Data

◇ ◇ ◇

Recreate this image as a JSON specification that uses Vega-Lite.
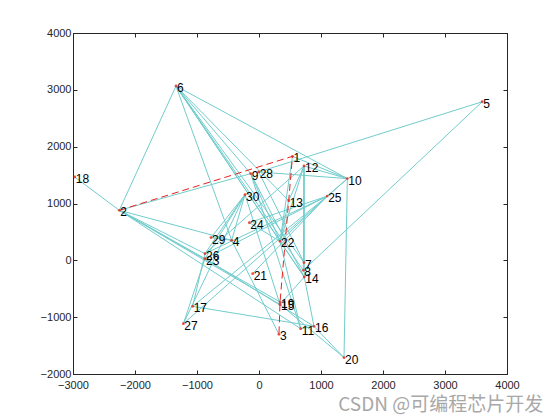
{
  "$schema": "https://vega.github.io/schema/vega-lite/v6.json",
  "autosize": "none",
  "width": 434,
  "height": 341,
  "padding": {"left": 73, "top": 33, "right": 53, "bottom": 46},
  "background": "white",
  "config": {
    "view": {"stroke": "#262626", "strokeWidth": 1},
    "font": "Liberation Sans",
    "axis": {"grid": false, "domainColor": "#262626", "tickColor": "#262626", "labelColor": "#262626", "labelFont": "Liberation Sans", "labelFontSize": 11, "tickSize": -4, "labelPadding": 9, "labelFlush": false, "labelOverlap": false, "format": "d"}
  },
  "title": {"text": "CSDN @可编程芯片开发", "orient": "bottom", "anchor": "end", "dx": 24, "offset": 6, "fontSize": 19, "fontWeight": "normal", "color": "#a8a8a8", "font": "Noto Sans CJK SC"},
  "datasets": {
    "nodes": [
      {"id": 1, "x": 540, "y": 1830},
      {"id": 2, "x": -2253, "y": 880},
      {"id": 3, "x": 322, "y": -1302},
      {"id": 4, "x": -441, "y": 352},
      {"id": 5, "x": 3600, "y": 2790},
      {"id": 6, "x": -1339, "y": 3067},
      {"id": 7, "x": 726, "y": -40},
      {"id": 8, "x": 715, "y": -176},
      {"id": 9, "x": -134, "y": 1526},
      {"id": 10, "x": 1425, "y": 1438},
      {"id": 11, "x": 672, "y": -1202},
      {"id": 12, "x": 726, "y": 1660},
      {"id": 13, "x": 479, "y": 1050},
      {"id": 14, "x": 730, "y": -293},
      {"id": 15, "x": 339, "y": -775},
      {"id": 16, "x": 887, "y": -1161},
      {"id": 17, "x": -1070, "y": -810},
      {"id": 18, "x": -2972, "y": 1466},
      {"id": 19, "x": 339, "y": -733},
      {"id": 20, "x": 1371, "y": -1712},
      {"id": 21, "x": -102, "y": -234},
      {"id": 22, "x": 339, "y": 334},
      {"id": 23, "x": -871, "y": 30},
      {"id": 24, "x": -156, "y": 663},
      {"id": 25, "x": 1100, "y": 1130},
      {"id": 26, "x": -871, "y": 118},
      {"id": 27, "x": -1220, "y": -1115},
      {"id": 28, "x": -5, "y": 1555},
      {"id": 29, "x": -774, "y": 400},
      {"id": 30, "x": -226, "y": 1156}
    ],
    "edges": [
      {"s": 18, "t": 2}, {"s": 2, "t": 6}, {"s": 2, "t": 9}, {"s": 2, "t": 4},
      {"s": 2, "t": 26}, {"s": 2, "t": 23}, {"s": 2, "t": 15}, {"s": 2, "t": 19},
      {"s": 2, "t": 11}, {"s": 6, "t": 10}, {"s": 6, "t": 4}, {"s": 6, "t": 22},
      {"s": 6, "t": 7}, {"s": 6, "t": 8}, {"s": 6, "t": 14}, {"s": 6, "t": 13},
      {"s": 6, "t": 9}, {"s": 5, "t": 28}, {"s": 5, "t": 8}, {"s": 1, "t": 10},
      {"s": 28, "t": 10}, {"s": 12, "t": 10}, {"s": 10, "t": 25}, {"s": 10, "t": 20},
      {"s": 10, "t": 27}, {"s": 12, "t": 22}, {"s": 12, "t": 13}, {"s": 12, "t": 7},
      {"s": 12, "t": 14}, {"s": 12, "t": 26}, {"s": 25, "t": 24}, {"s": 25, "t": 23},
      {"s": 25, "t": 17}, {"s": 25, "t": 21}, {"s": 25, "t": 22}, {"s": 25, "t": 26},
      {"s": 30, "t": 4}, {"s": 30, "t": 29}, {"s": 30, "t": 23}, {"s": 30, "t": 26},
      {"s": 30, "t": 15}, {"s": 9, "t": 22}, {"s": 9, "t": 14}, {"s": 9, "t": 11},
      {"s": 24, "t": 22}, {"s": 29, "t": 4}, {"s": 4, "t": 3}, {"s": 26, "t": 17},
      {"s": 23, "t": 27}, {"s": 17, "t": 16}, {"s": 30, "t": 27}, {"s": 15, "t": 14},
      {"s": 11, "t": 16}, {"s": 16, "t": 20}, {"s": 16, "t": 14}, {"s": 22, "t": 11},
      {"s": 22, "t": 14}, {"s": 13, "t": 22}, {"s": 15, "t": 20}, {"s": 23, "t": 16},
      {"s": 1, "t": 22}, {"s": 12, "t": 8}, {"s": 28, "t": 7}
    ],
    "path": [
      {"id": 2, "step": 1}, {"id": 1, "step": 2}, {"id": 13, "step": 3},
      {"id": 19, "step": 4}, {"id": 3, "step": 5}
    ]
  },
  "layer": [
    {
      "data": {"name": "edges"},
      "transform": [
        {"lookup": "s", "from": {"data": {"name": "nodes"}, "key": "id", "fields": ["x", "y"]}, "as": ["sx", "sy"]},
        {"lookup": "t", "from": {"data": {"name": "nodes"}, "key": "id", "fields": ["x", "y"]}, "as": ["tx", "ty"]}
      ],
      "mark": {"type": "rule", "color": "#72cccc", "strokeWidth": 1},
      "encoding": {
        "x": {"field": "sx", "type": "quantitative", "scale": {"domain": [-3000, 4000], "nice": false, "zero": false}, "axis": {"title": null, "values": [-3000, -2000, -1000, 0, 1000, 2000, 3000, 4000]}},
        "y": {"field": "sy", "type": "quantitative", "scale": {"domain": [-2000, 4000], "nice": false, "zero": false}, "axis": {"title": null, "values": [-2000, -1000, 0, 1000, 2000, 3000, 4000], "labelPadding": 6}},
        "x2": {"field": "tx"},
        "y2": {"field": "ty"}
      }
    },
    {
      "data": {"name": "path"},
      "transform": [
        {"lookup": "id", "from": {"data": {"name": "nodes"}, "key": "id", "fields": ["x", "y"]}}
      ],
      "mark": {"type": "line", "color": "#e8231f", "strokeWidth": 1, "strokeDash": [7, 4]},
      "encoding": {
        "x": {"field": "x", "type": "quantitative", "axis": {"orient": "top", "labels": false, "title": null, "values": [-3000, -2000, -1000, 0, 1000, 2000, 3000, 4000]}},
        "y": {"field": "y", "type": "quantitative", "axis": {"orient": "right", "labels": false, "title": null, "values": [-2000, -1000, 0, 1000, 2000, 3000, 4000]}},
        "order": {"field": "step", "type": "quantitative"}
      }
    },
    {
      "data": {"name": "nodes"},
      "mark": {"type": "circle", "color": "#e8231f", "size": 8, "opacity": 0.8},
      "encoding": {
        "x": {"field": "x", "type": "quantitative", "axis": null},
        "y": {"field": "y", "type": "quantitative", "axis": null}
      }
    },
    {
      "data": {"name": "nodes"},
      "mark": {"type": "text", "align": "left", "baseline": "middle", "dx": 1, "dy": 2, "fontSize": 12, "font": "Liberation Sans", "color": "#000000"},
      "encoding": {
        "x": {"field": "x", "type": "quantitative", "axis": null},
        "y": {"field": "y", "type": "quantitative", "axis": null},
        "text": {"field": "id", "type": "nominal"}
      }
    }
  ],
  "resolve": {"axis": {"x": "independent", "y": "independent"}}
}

◇ ◇ ◇

Stated task
The listing above needs to be output again exactly. Don't include the pictures.

Solved exercise
Recreate this image as a JSON specification that uses Vega-Lite.
{
  "$schema": "https://vega.github.io/schema/vega-lite/v6.json",
  "autosize": "none",
  "width": 434,
  "height": 341,
  "padding": {"left": 73, "top": 33, "right": 53, "bottom": 46},
  "background": "white",
  "config": {
    "view": {"stroke": "#262626", "strokeWidth": 1},
    "font": "Liberation Sans",
    "axis": {"grid": false, "domainColor": "#262626", "tickColor": "#262626", "labelColor": "#262626", "labelFont": "Liberation Sans", "labelFontSize": 11, "tickSize": -4, "labelPadding": 9, "labelFlush": false, "labelOverlap": false, "format": "d"}
  },
  "title": {"text": "CSDN @可编程芯片开发", "orient": "bottom", "anchor": "end", "dx": 24, "offset": 6, "fontSize": 19, "fontWeight": "normal", "color": "#a8a8a8", "font": "Noto Sans CJK SC"},
  "datasets": {
    "nodes": [
      {"id": 1, "x": 540, "y": 1830},
      {"id": 2, "x": -2253, "y": 880},
      {"id": 3, "x": 322, "y": -1302},
      {"id": 4, "x": -441, "y": 352},
      {"id": 5, "x": 3600, "y": 2790},
      {"id": 6, "x": -1339, "y": 3067},
      {"id": 7, "x": 726, "y": -40},
      {"id": 8, "x": 715, "y": -176},
      {"id": 9, "x": -134, "y": 1526},
      {"id": 10, "x": 1425, "y": 1438},
      {"id": 11, "x": 672, "y": -1202},
      {"id": 12, "x": 726, "y": 1660},
      {"id": 13, "x": 479, "y": 1050},
      {"id": 14, "x": 730, "y": -293},
      {"id": 15, "x": 339, "y": -775},
      {"id": 16, "x": 887, "y": -1161},
      {"id": 17, "x": -1070, "y": -810},
      {"id": 18, "x": -2972, "y": 1466},
      {"id": 19, "x": 339, "y": -733},
      {"id": 20, "x": 1371, "y": -1712},
      {"id": 21, "x": -102, "y": -234},
      {"id": 22, "x": 339, "y": 334},
      {"id": 23, "x": -871, "y": 30},
      {"id": 24, "x": -156, "y": 663},
      {"id": 25, "x": 1100, "y": 1130},
      {"id": 26, "x": -871, "y": 118},
      {"id": 27, "x": -1220, "y": -1115},
      {"id": 28, "x": -5, "y": 1555},
      {"id": 29, "x": -774, "y": 400},
      {"id": 30, "x": -226, "y": 1156}
    ],
    "edges": [
      {"s": 18, "t": 2}, {"s": 2, "t": 6}, {"s": 2, "t": 9}, {"s": 2, "t": 4},
      {"s": 2, "t": 26}, {"s": 2, "t": 23}, {"s": 2, "t": 15}, {"s": 2, "t": 19},
      {"s": 2, "t": 11}, {"s": 6, "t": 10}, {"s": 6, "t": 4}, {"s": 6, "t": 22},
      {"s": 6, "t": 7}, {"s": 6, "t": 8}, {"s": 6, "t": 14}, {"s": 6, "t": 13},
      {"s": 6, "t": 9}, {"s": 5, "t": 28}, {"s": 5, "t": 8}, {"s": 1, "t": 10},
      {"s": 28, "t": 10}, {"s": 12, "t": 10}, {"s": 10, "t": 25}, {"s": 10, "t": 20},
      {"s": 10, "t": 27}, {"s": 12, "t": 22}, {"s": 12, "t": 13}, {"s": 12, "t": 7},
      {"s": 12, "t": 14}, {"s": 12, "t": 26}, {"s": 25, "t": 24}, {"s": 25, "t": 23},
      {"s": 25, "t": 17}, {"s": 25, "t": 21}, {"s": 25, "t": 22}, {"s": 25, "t": 26},
      {"s": 30, "t": 4}, {"s": 30, "t": 29}, {"s": 30, "t": 23}, {"s": 30, "t": 26},
      {"s": 30, "t": 15}, {"s": 9, "t": 22}, {"s": 9, "t": 14}, {"s": 9, "t": 11},
      {"s": 24, "t": 22}, {"s": 29, "t": 4}, {"s": 4, "t": 3}, {"s": 26, "t": 17},
      {"s": 23, "t": 27}, {"s": 17, "t": 16}, {"s": 30, "t": 27}, {"s": 15, "t": 14},
      {"s": 11, "t": 16}, {"s": 16, "t": 20}, {"s": 16, "t": 14}, {"s": 22, "t": 11},
      {"s": 22, "t": 14}, {"s": 13, "t": 22}, {"s": 15, "t": 20}, {"s": 23, "t": 16},
      {"s": 1, "t": 22}, {"s": 12, "t": 8}, {"s": 28, "t": 7}
    ],
    "path": [
      {"id": 2, "step": 1}, {"id": 1, "step": 2}, {"id": 13, "step": 3},
      {"id": 19, "step": 4}, {"id": 3, "step": 5}
    ]
  },
  "layer": [
    {
      "data": {"name": "edges"},
      "transform": [
        {"lookup": "s", "from": {"data": {"name": "nodes"}, "key": "id", "fields": ["x", "y"]}, "as": ["sx", "sy"]},
        {"lookup": "t", "from": {"data": {"name": "nodes"}, "key": "id", "fields": ["x", "y"]}, "as": ["tx", "ty"]}
      ],
      "mark": {"type": "rule", "color": "#72cccc", "strokeWidth": 1},
      "encoding": {
        "x": {"field": "sx", "type": "quantitative", "scale": {"domain": [-3000, 4000], "nice": false, "zero": false}, "axis": {"title": null, "values": [-3000, -2000, -1000, 0, 1000, 2000, 3000, 4000]}},
        "y": {"field": "sy", "type": "quantitative", "scale": {"domain": [-2000, 4000], "nice": false, "zero": false}, "axis": {"title": null, "values": [-2000, -1000, 0, 1000, 2000, 3000, 4000], "labelPadding": 6}},
        "x2": {"field": "tx"},
        "y2": {"field": "ty"}
      }
    },
    {
      "data": {"name": "path"},
      "transform": [
        {"lookup": "id", "from": {"data": {"name": "nodes"}, "key": "id", "fields": ["x", "y"]}}
      ],
      "mark": {"type": "line", "color": "#e8231f", "strokeWidth": 1, "strokeDash": [7, 4]},
      "encoding": {
        "x": {"field": "x", "type": "quantitative", "axis": {"orient": "top", "labels": false, "title": null, "values": [-3000, -2000, -1000, 0, 1000, 2000, 3000, 4000]}},
        "y": {"field": "y", "type": "quantitative", "axis": {"orient": "right", "labels": false, "title": null, "values": [-2000, -1000, 0, 1000, 2000, 3000, 4000]}},
        "order": {"field": "step", "type": "quantitative"}
      }
    },
    {
      "data": {"name": "nodes"},
      "mark": {"type": "circle", "color": "#e8231f", "size": 8, "opacity": 0.8},
      "encoding": {
        "x": {"field": "x", "type": "quantitative", "axis": null},
        "y": {"field": "y", "type": "quantitative", "axis": null}
      }
    },
    {
      "data": {"name": "nodes"},
      "mark": {"type": "text", "align": "left", "baseline": "middle", "dx": 1, "dy": 2, "fontSize": 12, "font": "Liberation Sans", "color": "#000000"},
      "encoding": {
        "x": {"field": "x", "type": "quantitative", "axis": null},
        "y": {"field": "y", "type": "quantitative", "axis": null},
        "text": {"field": "id", "type": "nominal"}
      }
    }
  ],
  "resolve": {"axis": {"x": "independent", "y": "independent"}}
}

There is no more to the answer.